Return on equity (ROE) could increase almost four times to 25 per cent in FY20 and the coffee maker’s net profit is expected to triple to about Rs 300 crore from Rs 106 crore in FY18, with huge savings in interest costs.
“This is a big positive for CCD because it will cut net debt by 80 per cent and pave the way for restructuring into the cafe and non-cafe segments, with clear capital allocation,” said Jigar Shah of KIM ENG Securities. “It also increases the focus on the high-growth, high-potential consumer business.”
“CCD, with a good business model, is likely to reduce its debt by 50 per cent after the Mindtree stake sale, which in fact will save the company a huge sum in terms of interest outgo,” said A K Prabhakar, head of research, IDBI Capital. “We expect strong net profit growth on increased margins, with a fall in debt levels.”
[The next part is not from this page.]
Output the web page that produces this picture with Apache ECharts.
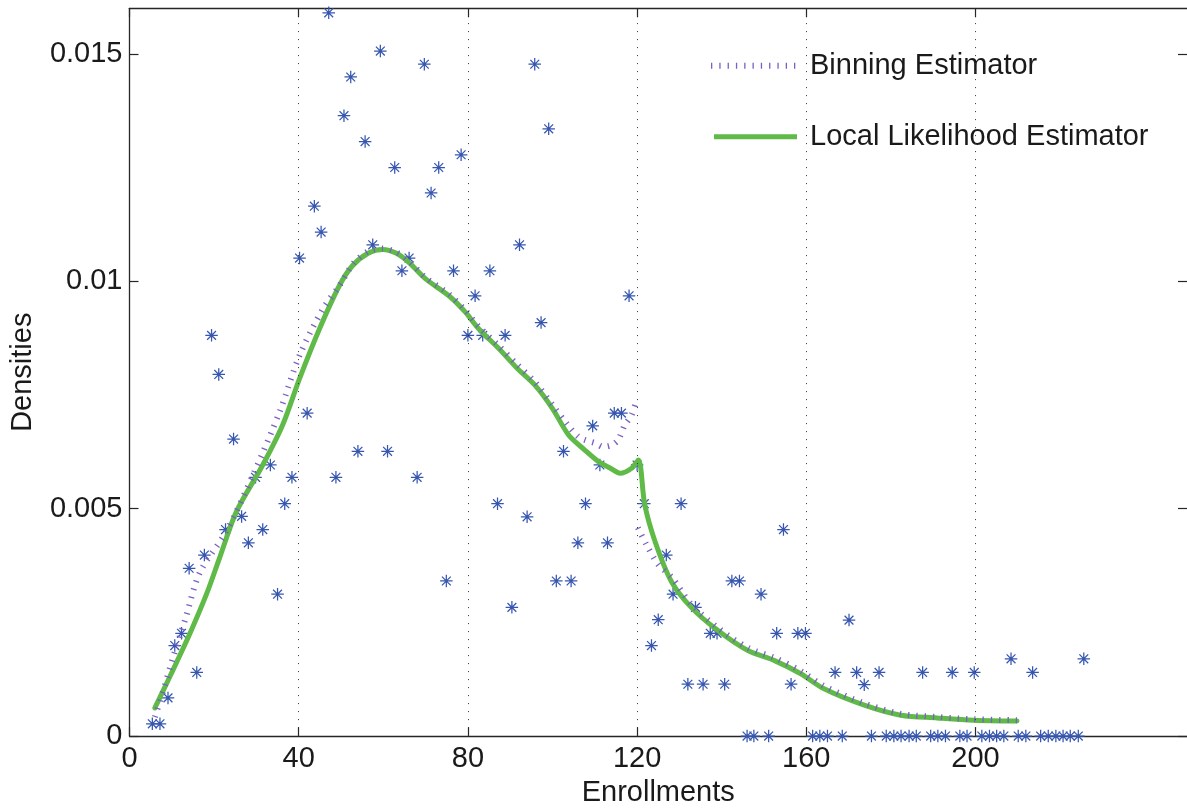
<!DOCTYPE html>
<html>
<head>
<meta charset="utf-8">
<script src="https://cdn.jsdelivr.net/npm/echarts@6/dist/echarts.min.js"></script>
<style>
html,body{margin:0;padding:0;background:#fff;}
#chart{width:1187px;height:812px;}
</style>
</head>
<body>
<div id="chart"></div>
<script>
// ---- data ----
var xTicks = [0, 40, 80, 120, 160, 200];
var yTicks = [0, 0.005, 0.01, 0.015];
var gridLinesX = [40, 80, 120, 160, 200];

var scatterX = [5.4,7.2,9.1,10.7,12.3,14.1,15.9,17.7,19.4,21.1,22.7,24.6,26.5,28.1,29.8,31.5,33.3,35,36.7,38.4,
  40.2,42,43.7,45.3,47.1,48.8,50.7,52.3,54,55.7,57.5,59.3,61,62.7,64.4,66.1,68,69.7,71.3,73.1,
  74.9,76.6,78.4,80,81.7,83.5,85.2,87,88.8,90.4,92.2,94,95.8,97.3,99.1,100.9,102.6,104.4,106,107.8,
  109.5,111.2,113,114.6,116.3,118.1,120,121.7,123.4,125,126.9,128.5,130.4,132,133.8,135.6,137.3,138.9,140.7,142.4,
  144.2,146,147.6,149.3,151.1,153,154.6,156.4,158,159.8,161.5,163.2,165,166.8,168.5,170.1,171.9,173.7,175.4,177.2,
  178.9,180.7,182.4,184.3,186,187.5,189.4,191.1,192.9,194.5,196.3,198,199.7,201.5,203.3,205,206.7,208.4,210.1,211.9,
  213.5,215.4,217.2,219,220.7,222.4,224.3,225.6];
var scatterY = [0.00027,0.00027,0.00084,0.00199,0.00226,0.00369,0.0014,0.00398,0.00881,0.00795,0.00454,0.00653,0.00483,0.00425,0.00569,0.00454,0.00596,0.00312,0.00511,0.00569,
  0.01051,0.0071,0.01165,0.01108,0.0159,0.00569,0.01364,0.01449,0.00626,0.01307,0.0108,0.01506,0.00626,0.0125,0.01023,0.01051,0.00569,0.01477,0.01194,0.0125,
  0.00341,0.01023,0.01278,0.00881,0.00968,0.00881,0.01023,0.00511,0.00881,0.00283,0.0108,0.00482,0.01477,0.00909,0.01335,0.00341,0.00626,0.00341,0.00425,0.00511,
  0.00682,0.00596,0.00425,0.0071,0.0071,0.00968,0.00596,0.00511,0.00199,0.00256,0.00398,0.00312,0.00511,0.00114,0.00283,0.00114,0.00226,0.00226,0.00114,0.00341,
  0.00341,0,0,0.00312,0,0.00226,0.00454,0.00114,0.00226,0.00226,0,0,0,0.0014,0,0.00255,0.0014,0.00113,0,0.0014,
  0,0,0,0,0,0.0014,0,0,0,0.0014,0,0,0.0014,0,0,0,0,0.0017,0,0,
  0.0014,0,0,0,0,0,0,0.0017];

// null marks the jump of the binning estimator at 120 (no line drawn across it)
var binX = [6.0,8.0,10.3,13.1,16.6,22.9,29.2,35.5,40.2,45.7,49.6,53,56.5,59.8,63,66.1,70,75.5,79.4,82.6,
  87.3,91.5,95.9,100,103.5,106.1,108,110.1,112,114,115.5,117.1,118.7,119.9,120.05,120.2,122.2,125,128.1,132.8,139.1,
  146.2,152.5,158.7,164.2,173.7,182.3,190.9,199.6,209.8];
var binY = [0.00042,0.001,0.00173,0.00254,0.00359,0.0045,0.00574,0.00713,0.00837,0.00939,0.0099,0.0104,0.01066,0.01072,0.01064,0.01044,0.01008,0.00972,0.00936,0.009,
  0.00858,0.00818,0.00778,0.00728,0.00685,0.00658,0.0065,0.00644,0.00636,0.0064,0.00651,0.00684,0.00706,0.0074,null,0.00458,0.00421,0.00377,0.0035,0.0029,0.00238,
  0.00194,0.00172,0.00143,0.0011,0.00072,0.00049,0.00042,0.00037,0.00035];

var llX = [6.0,9.5,14.2,18.2,21.3,25.3,31.5,36.2,40.2,44.9,49.6,52.7,56.5,59.8,63,66.1,70,75.5,79.4,82.6,
  87.3,91.5,95.9,100,103.8,107.5,110.8,113.5,116,118.7,120.3,121.8,124.2,128.1,132.8,139.1,146.2,152.5,158.7,164.2,
  173.7,182.3,190.9,199.6,209.8];
var llY = [0.00062,0.0013,0.00224,0.00312,0.00392,0.00494,0.00596,0.00684,0.00786,0.00895,0.0099,0.01034,0.01062,0.0107,0.01062,0.01041,0.01005,0.00968,0.00932,0.00895,
  0.00852,0.0081,0.00771,0.0072,0.00662,0.0063,0.00604,0.0059,0.00578,0.00589,0.00607,0.00509,0.00429,0.0034,0.00283,0.00232,0.00188,0.00166,0.00137,0.00104,
  0.00068,0.00046,0.0004,0.00035,0.00033];

var seriesNames = ['Binning Estimator', 'Local Likelihood Estimator'];
var xName = 'Enrollments';
var yName = 'Densities';

// ---- build ----
function zip(a, b) { var r = []; for (var i = 0; i < a.length; i++) r.push([a[i], b[i] === null ? '-' : b[i]]); return r; }

var FONT = '"Liberation Sans", Arial, Helvetica, sans-serif';
var FS = 29;
var AX = '#262626';
var TXT = '#1a1a1a';
var BIN_COLOR = '#7b60c4';
var LL_COLOR = '#5fba47';
var asterisk = 'path://M-0.6,-6 L0.6,-6 L0.6,6 L-0.6,6 Z M-6,-0.6 L6,-0.6 L6,0.6 L-6,0.6 Z ' +
  'M-4.66,-3.82 L-3.82,-4.66 L4.66,3.82 L3.82,4.66 Z M-3.82,4.66 L-4.66,3.82 L3.82,-4.66 L4.66,-3.82 Z';

var chart = echarts.init(document.getElementById('chart'), null, {renderer: 'canvas'});

function xAxisCfg(pos, showLabel) {
  return {
    type: 'value', min: 0, max: 250, position: pos,
    name: showLabel ? xName : '', nameLocation: 'middle', nameGap: 37,
    nameTextStyle: {fontSize: FS, color: TXT, fontFamily: FONT},
    axisLine: {show: true, onZero: false, lineStyle: {color: AX, width: 1.3}},
    axisTick: {show: true, inside: true, length: 9, customValues: xTicks, lineStyle: {color: AX, width: 1.2}},
    axisLabel: {show: showLabel, customValues: xTicks, fontSize: FS, color: TXT, fontFamily: FONT, margin: 8},
    splitLine: {show: false}
  };
}
function yAxisCfg(pos, showLabel) {
  return {
    type: 'value', min: 0, max: 0.016, position: pos,
    name: showLabel ? yName : '', nameLocation: 'middle', nameGap: 92,
    nameTextStyle: {fontSize: FS, color: TXT, fontFamily: FONT},
    axisLine: {show: showLabel, onZero: false, lineStyle: {color: AX, width: 1.3}},
    axisTick: {show: true, inside: true, length: 9, customValues: yTicks, lineStyle: {color: AX, width: 1.2}},
    axisLabel: {show: showLabel, customValues: yTicks, fontSize: FS, color: TXT, fontFamily: FONT, margin: 7,
      formatter: function (v) { return String(v); }},
    splitLine: {show: false}
  };
}

var option = {
  backgroundColor: '#ffffff',
  animation: false,
  grid: {left: 129.5, top: 8.3, width: 1061, height: 731, containLabel: false},
  xAxis: [xAxisCfg('bottom', true), xAxisCfg('top', false)],
  yAxis: [yAxisCfg('left', true), yAxisCfg('right', false)],
  legend: {
    show: true, orient: 'vertical', left: 711, top: 50, padding: 0,
    itemWidth: 86, itemHeight: 20, itemGap: 39,
    icon: 'rect', itemStyle: {opacity: 0}, lineStyle: {opacity: 0},
    data: seriesNames,
    textStyle: {fontSize: FS, color: TXT, fontFamily: FONT, lineHeight: 32, padding: [0, 0, 0, 8]}
  },
  graphic: [
    {type: 'line', silent: true, z: 100,
      shape: {x1: 711, y1: 65.7, x2: 797, y2: 65.7},
      style: {stroke: BIN_COLOR, lineWidth: 6, lineDash: [1.3, 7], lineCap: 'butt'}},
    {type: 'line', silent: true, z: 100,
      shape: {x1: 714, y1: 136.7, x2: 797, y2: 136.7},
      style: {stroke: LL_COLOR, lineWidth: 5, lineCap: 'butt'}}
  ],
  series: [
    {
      type: 'scatter', name: 'data', z: 2,
      data: zip(scatterX, scatterY),
      symbol: asterisk, symbolSize: 12.5,
      itemStyle: {color: '#3656b0', opacity: 1},
      markLine: {
        silent: true, symbol: 'none', label: {show: false},
        lineStyle: {color: '#333', width: 1, type: [1, 7]},
        data: gridLinesX.map(function (v) { return {xAxis: v}; })
      }
    },
    {
      type: 'line', name: seriesNames[1], z: 3,
      data: zip(llX, llY), smooth: 0.3, symbol: 'none', showSymbol: false,
      lineStyle: {color: LL_COLOR, width: 5, cap: 'round', join: 'round'},
      itemStyle: {color: LL_COLOR}
    },
    {
      type: 'line', name: seriesNames[0], z: 4,
      data: zip(binX, binY), smooth: 0.3, symbol: 'none', showSymbol: false, connectNulls: false,
      lineStyle: {color: BIN_COLOR, width: 6, type: [1.3, 7], cap: 'butt'},
      itemStyle: {color: BIN_COLOR}
    }
  ]
};
chart.setOption(option);
</script>
</body>
</html>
At the end of December 2018, Coffee Day Enterprises along with its group company Coffee Day Trading held 17.68 per cent of Mindtree, while promoter family member Siddhartha held 3.33 per cent stake.
The company continued to close unviable legacy stores, which also increased profitability. It might close 50-70 stores next year out of 1,750 as part of its strategy to improve the brand image and appeal to the millennials.
Technical analysts also expect the stock to break out.
“CCD has provided a clear breakout from the down trendline resistance, with increase in volumes indicating a trend reversal from sideways to up,” said Jay Anand Thakkar, Assistant Vice President - Equity Research, Anand Rathi. “The daily and weekly momentum indicators are in bull zone. On the lower side, the stock has crucial support at Rs 267 and there is resistance at Rs 325, which is also the short-term target.”
On Thursday, the stock ended at Rs 296.05 on the BSE.